Das jahrelange Ringen um die Finanzierung des Stromnetzausbaus in Deutschland ist beendet: Drei internationale Investoren – der niederländische Pensionsverwalter APG (im Auftrag des Fonds ABP), der norwegische Staatsfonds Norges Bank Investment Management sowie der Staatsfonds von Singapur GIC – werden gemeinsam 9,5 Milliarden Euro in die deutsche Tochter des niederländischen Netzbetreibers Tennet investieren und somit 46 % der Anteile an TenneT Deutschland übernehmen.
Die niederländische Tennet Holding, vollständig im Besitz des niederländischen Staats, hatte in den vergangenen Jahren mehrmals versucht, ihr Deutschlandgeschäft abzustoßen oder Investoren mit ins Boot zu holen. Hintergrund sind die hohen Investitionen für Erhalt und Ausbau des deutschen Hochspannungsnetzes, die das Unternehmen allein nicht stemmen kann und die nicht zu den Aufgaben eines niederländischen Staatsunternehmens gehörten, wie die niederländische Regierung immer wieder argumentierte.
Im vergangenen Jahr waren die jahrelangen Verhandlungen der Niederlande mit der Bundesregierung über eine Übernahme von TenneT Deutschland gescheitert. Eine andere Option, die zur Debatte stand, war ein Börsengang. Letztlich entschied sich das niederländische Finanzministerium gemeinsam mit TenneT für die Direktinvestition und damit gegen die Börse. Eine Entscheidung, die auf einer Bewertung von vier Kriterien basiert, wie das Ministerium mitteilt: die finanziellen Folgen für den niederländischen Staat, ein marktkonformer Preis, die Wahrung öffentlicher Interessen der Niederlande sowie eine funktionierende Governance-Struktur.
Mit der Investition in Höhe von 9,5 Milliarden Euro kann TenneT Deutschland sein umfangreiches Investitionsprogramm an Land und auf See mit voller Kraft umsetzen.
~ Manon van Beek
Der Einstieg der Investoren ist für TenneT-CEO und DNHK-Vorstandsmitglied Manon van Beek eine gute Nachricht: „Ich freue mich, dass wir nach einer langen und intensiven Phase in enger Zusammenarbeit mit dem Finanzministerium eine solide Lösung für die Finanzierung von TenneT Deutschland gefunden haben.
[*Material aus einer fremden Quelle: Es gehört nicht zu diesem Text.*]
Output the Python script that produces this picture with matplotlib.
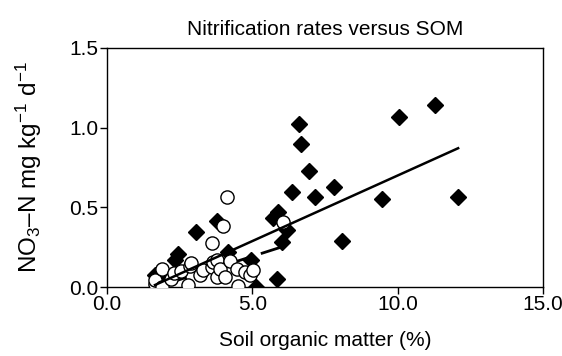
import matplotlib
matplotlib.use("Agg")
import matplotlib.pyplot as plt
import numpy as np

plt.rcParams['font.family'] = ['Liberation Sans', 'DejaVu Sans']
plt.rcParams['mathtext.fontset'] = 'custom'
plt.rcParams['mathtext.rm'] = 'Liberation Sans'
plt.rcParams['mathtext.it'] = 'Liberation Sans'
plt.rcParams['lines.scale_dashes'] = False

title = "Nitrification rates versus SOM"
xlabel = "Soil organic matter (%)"
ylabel = "NO$_3$–N mg kg$^{-1}$ d$^{-1}$"
xticks = [0.0, 5.0, 10.0, 15.0]
xticklabels = ["0.0", "5.0", "10.0", "15.0"]
yticks = [0.0, 0.5, 1.0, 1.5]
yticklabels = ["0.0", "0.5", "1.0", "1.5"]

# filled diamonds
diamond_x = [1.65, 1.77, 2.34, 2.45, 3.05, 3.77, 4.17, 4.95, 5.13, 5.84,
             5.70, 5.89, 6.03, 6.18, 6.36, 6.61, 6.67, 6.96, 7.16, 7.82, 8.09,
             9.45, 10.06, 11.28, 12.06]
diamond_y = [0.075, 0.06, 0.17, 0.21, 0.345, 0.415, 0.22, 0.17, 0.0, 0.048,
             0.435, 0.47, 0.285, 0.355, 0.595, 1.023, 0.898, 0.727, 0.565, 0.627, 0.29,
             0.554, 1.069, 1.144, 0.565]

# open circles
circle_x = [1.65, 1.65, 1.88, 1.88, 2.2, 2.3, 2.55, 2.8, 2.85, 2.88, 3.2, 3.3,
            3.6, 3.62, 3.66, 3.77, 3.8, 3.9, 4.0, 4.06, 4.12, 4.22, 4.46, 4.52,
            4.75, 4.92, 5.03, 6.07]
circle_y = [0.02, 0.045, 0.0, 0.115, 0.05, 0.085, 0.1, 0.01, 0.13, 0.148, 0.075, 0.105,
            0.125, 0.275, 0.16, 0.065, 0.17, 0.115, 0.38, 0.065, 0.565, 0.165, 0.115, 0.005,
            0.095, 0.075, 0.105, 0.41]

# regression lines (end points)
fit_all_x = [1.65, 12.08]
fit_all_y = [0.0125, 0.871]
fit_circ_x = [6.02, 1.7]
fit_circ_y = [0.252, 0.0]

fig = plt.figure(figsize=(5.62, 3.56), dpi=100)
ax = fig.add_axes([0.1904, 0.1938, 0.9662 - 0.1904, 0.8652 - 0.1938])

ax.plot(fit_circ_x, fit_circ_y, color='black', lw=2.0, zorder=1,
        dashes=(16, 8), dash_capstyle='butt')
ax.plot(diamond_x, diamond_y, linestyle='none', marker='D', markersize=8.5,
        markerfacecolor='black', markeredgecolor='black', zorder=2)
ax.plot(circle_x, circle_y, linestyle='none', marker='o', markersize=9.5,
        markerfacecolor='white', markeredgecolor='black', markeredgewidth=1.0, zorder=3)
ax.plot(fit_all_x, fit_all_y, color='black', lw=1.8, zorder=4)

ax.set_xlim(0, 15)
ax.set_ylim(0, 1.5)
ax.set_xticks(xticks)
ax.set_xticklabels(xticklabels)
ax.set_yticks(yticks)
ax.set_yticklabels(yticklabels)
ax.tick_params(direction='out', length=5, width=1, labelsize=15, pad=1)
for s in ax.spines.values():
    s.set_linewidth(1.0)

ax.set_title(title, fontsize=15, pad=9)
ax.set_xlabel(xlabel, fontsize=15, labelpad=12)
ax.set_ylabel(ylabel, fontsize=17.5, labelpad=18)

fig.savefig("out.png", dpi=100)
Mit dem Einstieg von drei starken privaten Investoren ist die gesamte erforderliche Eigenkapitalfinanzierung für TenneT Deutschland für die kommenden Jahre gesichert. Damit geht eine lange Zeit der Unsicherheit zu Ende – eigentlich meine gesamte Zeit bei TenneT – und es wurde Klarheit und Stabilität für die Zukunft geschaffen. Mit der Investition in Höhe von 9,5 Milliarden Euro kann TenneT Deutschland sein umfangreiches Investitionsprogramm an Land und auf See mit voller Kraft umsetzen.“
Die TenneT Holding behält die Rolle als Anteilseigner. Daneben prüft auch die deutsche Bundesregierung einen Einstieg. In jedem Fall, so heißt es von Tennet und dem NL-Finanzministerium, werden die Niederlande und Deutschland weiterhin eng in den Bereichen Innovation, Systemintegration und an der weiteren Umsetzung des 2-GW-Programms in der Nordsee zusammen arbeiten.
Der niederländische Finanzminister Eelco Heinen spricht von einem wichtigen Deal: „Die Beteiligung der privaten Investoren trägt dazu bei, die Energieversorgungsnetze in Europa zu stärken. Dies ist im Hinblick auf unsere Energiesicherheit wichtig.“
In den deutschen Medien wurde die Nachricht überwiegend positiv aufgenommen und es wird betont, dass die deutsche Wirtschaft auf eine stabile Stromversorgung angewiesen ist, denn jeder Stromausfall, auch dauert er nur Sekunden, kostet die Unternehmen viel Geld. Das Handelsblatt spricht von einem "Durchbruch bei der deutschen Energiewende": Der Deal sei in mehrfacher Hinsicht wichtig für den Standort Deutschland. Zum einen ermögliche er den massiven Ausbau der Stromnetzinfrastruktur, der Voraussetzung für die Energiewende sei, da Tennet Deutschland bis 2029 rund 65 Milliarden Euro in die eigenen Stromnetze investieren wolle. Zum anderen zeigt die Transaktion, dass internationale Akteure an Deutschland glauben, heißt es im Handelsblatt. Aber es gibt auch skeptische Stimmen in Deutschland: Für Verbraucher dürfte Strom teurer werden, denn die Investoren erwarten natürlich Renditen. Die Kosten hierfür dürften Verbraucher in Form erhöhter Netzentgelte mittragen.